A classical education based on texts such as Plutarch’s Lives and Livy’s History of Rome had made him keenly aware of the power of the historian’s pen to shape the memory of an era. Despite a failed early effort to influence the narrative of the American Revolution as related by the notoriously cantankerous Massachusetts parson William Gordon in a four-volume history published in 1788, Lafayette never relinquished his dream of crafting his own legacy.

Writing history became one of his chief occupations when he returned to France in 1799 after seven years of prison and exile. Barred from public activity by Napoleon, he spent much of the next 15 years in his library at the chateau of La Grange, outside Paris, surrounded by portraits, including those of Washington, Benjamin Franklin, and six allies executed during the French Revolution. There he crafted memoirs recounting his tumultuous life, and communicated (as much as Napoleon’s censors allowed) with liberal-minded thinkers throughout Europe and Americans of all political stripes. Elected to the Chamber of Deputies after Waterloo, he became a tireless advocate on behalf of liberty throughout the world.

An unparalleled opportunity to solidify his place in American memory arose when President James Monroe and Congress invited him to visit as “The Nation’s Guest.” As Lafayette toured every state in the Union between August 1824 and September 1825, grateful citizens preparing to celebrate the fiftieth anniversary of independence fêted him at banquets, balls, dinners, and parades; municipalities renamed streets, schools, and parks in his honor; and entrepreneurs sold trinkets bearing his name and face at every price point.

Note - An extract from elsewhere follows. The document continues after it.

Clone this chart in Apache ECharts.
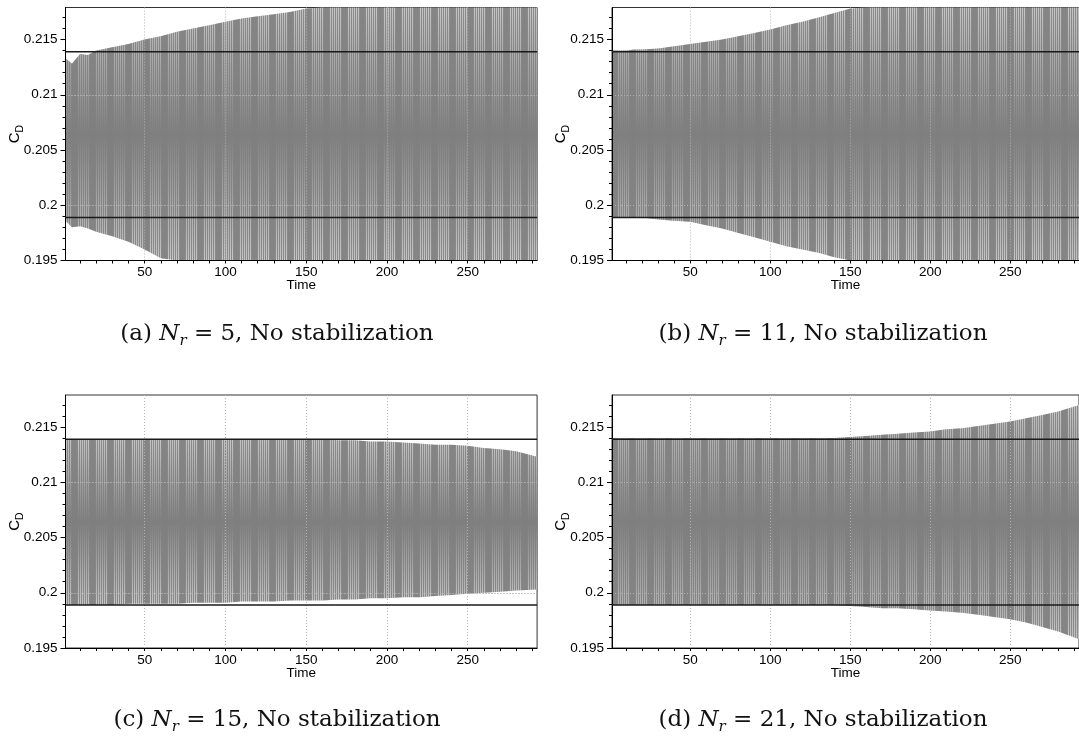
<!DOCTYPE html>
<html><head><meta charset="utf-8">
<script src="https://cdn.jsdelivr.net/npm/echarts@6/dist/echarts.min.js"></script>
<style>html,body{margin:0;padding:0;background:#fff;}#c{width:1079px;height:739px;}</style>
</head><body><div id="c"></div>
<script>
// ---------------- data ----------------
const times  = [1,5,10,15,20,30,40,50,60,70,80,90,100,110,120,130,140,150,160,170,180,190,200,210,220,230,240,250,260,270,280,293];
// envelopes of the oscillating C_D signal (values beyond the axis range are clipped)
const upperA = [0.2133,0.2128,0.2137,0.2136,0.2140,0.2143,0.2146,0.2150,0.2153,0.2157,0.2160,0.2163,0.2166,0.2169,0.2171,0.2173,0.2175,0.2178,0.2181,0.2183,0.2185,0.2187,0.2189,0.2191,0.2193,0.2195,0.2197,0.2199,0.2201,0.2203,0.2205,0.2207];
const lowerA = [0.1986,0.1980,0.1981,0.1979,0.1976,0.1972,0.1967,0.1960,0.1952,0.1946,0.1941,0.1937,0.1933,0.1929,0.1926,0.1923,0.1920,0.1917,0.1915,0.1913,0.1911,0.1909,0.1907,0.1905,0.1903,0.1901,0.1899,0.1897,0.1895,0.1893,0.1891,0.1889];
const upperB = [0.2140,0.2140,0.2140,0.2141,0.2141,0.2142,0.2144,0.2146,0.2148,0.2150,0.2153,0.2156,0.2159,0.2163,0.2166,0.2170,0.2174,0.2178,0.2182,0.2186,0.2190,0.2194,0.2198,0.2202,0.2206,0.2210,0.2214,0.2218,0.2222,0.2226,0.2230,0.2234];
const lowerB = [0.1989,0.1989,0.1989,0.1989,0.1989,0.1987,0.1986,0.1985,0.1982,0.1979,0.1975,0.1971,0.1967,0.1963,0.1960,0.1957,0.1953,0.1949,0.1945,0.1941,0.1937,0.1933,0.1929,0.1925,0.1921,0.1917,0.1913,0.1909,0.1905,0.1901,0.1897,0.1893];
const upperC = [0.2139,0.2139,0.2139,0.2139,0.2139,0.2139,0.2139,0.2139,0.2139,0.2139,0.2139,0.2139,0.2139,0.2139,0.2139,0.2139,0.2139,0.2139,0.2139,0.2138,0.2138,0.2137,0.2137,0.2136,0.2135,0.2134,0.2134,0.2133,0.2131,0.2130,0.2128,0.2123];
const lowerC = [0.1989,0.1989,0.1989,0.1989,0.1989,0.1989,0.1990,0.1990,0.1990,0.1990,0.1991,0.1991,0.1991,0.1992,0.1992,0.1992,0.1993,0.1993,0.1993,0.1994,0.1994,0.1995,0.1995,0.1996,0.1996,0.1997,0.1998,0.1999,0.2000,0.2001,0.2002,0.2003];
const upperD = [0.2140,0.2140,0.2140,0.2140,0.2140,0.2140,0.2140,0.2140,0.2140,0.2140,0.2140,0.2140,0.2140,0.2140,0.2140,0.2140,0.2140,0.2141,0.2142,0.2143,0.2144,0.2145,0.2146,0.2148,0.2149,0.2151,0.2153,0.2155,0.2158,0.2161,0.2164,0.2170];
const lowerD = [0.1989,0.1989,0.1989,0.1989,0.1989,0.1989,0.1989,0.1989,0.1989,0.1989,0.1989,0.1989,0.1989,0.1989,0.1989,0.1989,0.1989,0.1988,0.1987,0.1986,0.1986,0.1985,0.1984,0.1983,0.1982,0.1980,0.1978,0.1976,0.1973,0.1969,0.1965,0.1958];
const refLines = [0.2139, 0.1989];
const xTickValues  = [10,20,30,40,50,60,70,80,90,100,110,120,130,140,150,160,170,180,190,200,210,220,230,240,250,260,270,280,290];
const xLabelValues = [50,100,150,200,250];
const yLabelValues = [0.195,0.2,0.205,0.21,0.215];
const yMinorValues = [0.196,0.197,0.198,0.199,0.201,0.202,0.203,0.204,0.206,0.207,0.208,0.209,0.211,0.212,0.213,0.214,0.216,0.217];
const gridXValues = [50,100,150,200,250];
const gridYValues = [0.2,0.205,0.21,0.215];
const captions = [
  '{n|(a) }{i|N}{s|r}{n| = 5, No stabilization}',
  '{n|(b) }{i|N}{s|r}{n| = 11, No stabilization}',
  '{n|(c) }{i|N}{s|r}{n| = 15, No stabilization}',
  '{n|(d) }{i|N}{s|r}{n| = 21, No stabilization}'
];
const X_MIN = 1, X_MAX = 293, Y_MIN = 0.195, Y_MAX = 0.2179;

// ---------------- styling / layout ----------------
const sans = 'Liberation Sans';
const panels = [
  {left: 65.5, top: 7.5, up: upperA, lo: lowerA, capX: 277, capY: 334},
  {left: 612,  top: 7.5, up: upperB, lo: lowerB, capX: 823, capY: 334},
  {left: 65.5, top: 395, up: upperC, lo: lowerC, capX: 277, capY: 720},
  {left: 612,  top: 395, up: upperD, lo: lowerD, capX: 823, capY: 720}
];

// striped texture imitating the dense vertical oscillation strokes
const pc = document.createElement('canvas');
pc.width = 18; pc.height = 4;
const pctx = pc.getContext('2d');
for (let i = 0; i < 18; i++) {
  let col;
  if (i < 5) col = '#858585';
  else col = (i % 2 === 0) ? '#c6c6c6' : '#8a8a8a';
  pctx.fillStyle = col; pctx.fillRect(i, 0, 1, 4);
}
const stripe = {image: pc, repeat: 'repeat'};

const chart = echarts.init(document.getElementById('c'), null, {renderer: 'canvas'});
const grid = [], xAxis = [], yAxis = [], series = [], graphic = [];

panels.forEach((p, k) => {
  grid.push({left: p.left, top: p.top, width: 471.6, height: 253, show: true,
    borderColor: '#333', borderWidth: 1, backgroundColor: 'transparent'});
  xAxis.push({gridIndex: k, type: 'value', min: X_MIN, max: X_MAX, z: 6, position: 'bottom',
    axisLine: {show: true, onZero: false, lineStyle: {color: '#000', width: 1}},
    axisTick: {show: true, inside: false, length: 3, customValues: xTickValues, lineStyle: {color: '#000'}},
    axisLabel: {customValues: xLabelValues, margin: 5, fontSize: 13.5, color: '#000', fontFamily: sans},
    splitLine: {show: false},
    name: 'Time', nameLocation: 'middle', nameGap: 18, nameMoveOverlap: false,
    nameTextStyle: {fontSize: 13.5, color: '#000', fontFamily: sans}
  });
  yAxis.push({gridIndex: k, type: 'value', min: Y_MIN, max: Y_MAX, z: 6, position: 'left',
    axisLine: {show: true, onZero: false, lineStyle: {color: '#000', width: 1}},
    axisTick: {show: true, inside: false, length: 5, customValues: yLabelValues, lineStyle: {color: '#000'}},
    axisLabel: {customValues: yLabelValues, margin: 8, fontSize: 13.5, color: '#000', fontFamily: sans},
    splitLine: {show: false},
    name: '{c|C}{d|D}', nameLocation: 'middle', nameRotate: 90, nameGap: 40, nameMoveOverlap: false,
    nameTextStyle: {color: '#000', fontFamily: sans, rich: {
      c: {fontSize: 15, lineHeight: 22, verticalAlign: 'middle', fontFamily: sans, color: '#000'},
      d: {fontSize: 10.5, lineHeight: 10, verticalAlign: 'bottom', fontFamily: sans, color: '#000'}
    }}
  });
  yAxis.push({gridIndex: k, type: 'value', min: Y_MIN, max: Y_MAX, z: 6, position: 'left', offset: 0,
    axisLine: {show: false, onZero: false},
    axisTick: {show: true, inside: false, length: 3, customValues: yMinorValues, lineStyle: {color: '#000'}},
    axisLabel: {show: false}, splitLine: {show: false}
  });
  const up = p.up, lo = p.lo;
  series.push({
    type: 'custom', xAxisIndex: k, yAxisIndex: 2 * k, z: 2, silent: true,
    data: [[X_MIN, Y_MIN]],
    renderItem: function (params, api) {
      const pts = [];
      for (let i = 0; i < times.length; i++) pts.push(api.coord([times[i], Math.min(up[i], Y_MAX)]));
      for (let i = times.length - 1; i >= 0; i--) pts.push(api.coord([times[i], Math.max(lo[i], Y_MIN)]));
      return {type: 'group', children: [
        {type: 'polygon', shape: {points: pts}, style: {fill: stripe}},
        {type: 'polygon', shape: {points: pts}, style: {fill: new echarts.graphic.LinearGradient(0, 0, 0, 1, [
          {offset: 0, color: 'rgba(128,128,128,0)'},
          {offset: 0.22, color: 'rgba(128,128,128,0.45)'},
          {offset: 0.5, color: 'rgba(127,127,127,1)'},
          {offset: 0.78, color: 'rgba(128,128,128,0.45)'},
          {offset: 1, color: 'rgba(128,128,128,0)'}
        ])}}
      ]};
    },
    markLine: {
      silent: true, symbol: 'none', z: 4, animation: false,
      label: {show: false},
      lineStyle: {color: '#b4b4b4', width: 1, type: [1, 2]},
      data: gridXValues.map(v => ({xAxis: v})).concat(gridYValues.map(v => ({yAxis: v})))
    }
  });
  refLines.forEach(v => {
    series.push({type: 'line', xAxisIndex: k, yAxisIndex: 2 * k, z: 7, silent: true,
      symbol: 'none', animation: false,
      lineStyle: {color: '#1a1a1a', width: 1.5},
      data: [[X_MIN, v], [X_MAX, v]]});
  });
  graphic.push({type: 'text', x: p.capX, y: p.capY, silent: true,
    style: {text: captions[k], align: 'center', verticalAlign: 'middle', fill: '#111',
      font: '23px "DejaVu Serif"',
      rich: {
        n: {fontSize: 23, fontFamily: 'DejaVu Serif', lineHeight: 30, verticalAlign: 'middle', fill: '#111'},
        i: {fontSize: 23, fontFamily: 'DejaVu Serif', fontStyle: 'italic', lineHeight: 30, verticalAlign: 'middle', fill: '#111'},
        s: {fontSize: 15, fontFamily: 'DejaVu Serif', fontStyle: 'italic', lineHeight: 15, verticalAlign: 'bottom', fill: '#111'}
      }}
  });
});

chart.setOption({animation: false, backgroundColor: '#fff', grid, xAxis, yAxis, series, graphic});
</script>
</body></html>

His first excursion, after landing in New York, was to Boston. He visited John Adams in Quincy; attended Commencement at Harvard (which had made him a doctor of laws in 1784, and now granted a master’s to his son, George Washington Lafayette, who’d studied there during his father’s exile); and toured battlefields. Everywhere, he spoke about the War of Independence. Inadvertently, he also helped ignite the “Battle After the Battle”—a debate about where the Revolution began—when, during an 1825 stop in Kennebunk, Maine, he dismayed the residents of Concord, Massachusetts, by proclaiming that “the first shot was fired at Lexington.”

As death claimed Adams, Monroe, and their peers, Lafayette was increasingly sought out as one of the last surviving links to the nation’s founding. One admirer was Jared Sparks, A.B. 1815, A.M. ’18, the future Harvard president, who published a 12-volume Diplomatic Correspondence of the American Revolution, a 10-volume Works of Benjamin Franklin, and four volumes of Washington’s correspondence. In an 1826 letter (now in Houghton Library), Sparks explained that he was “collecting materials illustrative of the History of the American Revolution” and ventured that the marquis might “not be unwilling to contribute to such an object.”

Lafayette replied with characteristic enthusiasm: “What more gratifying sacred employment can I have than to be instrumental…in Increasing your stack of materials for the monument you are writing?” He provided copies of his correspondence with Washington and invited Sparks to visit La Grange, where “I have a very good American Library, some papers, and a memory not yet decayed, all at your service.” Sparks did so in November 1828, taking more than 100 pages of notes based on anecdotes Lafayette recounted. The marquis also used his influence to enable a researcher engaged by Sparks to consult documents that an official archivist had been disinclined to share with the American.

In 1839, thanking George Washington Lafayette for his father’s posthumously published memoirs, Sparks called the volumes “a noble monument of one whose name and character are stamped on the age in which he lived.” Lafayette had aimed for nothing less.  

Laura Auricchio ’90, dean of the School of Undergraduate Studies at The New School, is the author of The Marquis: Lafayette Reconsidered (Knopf).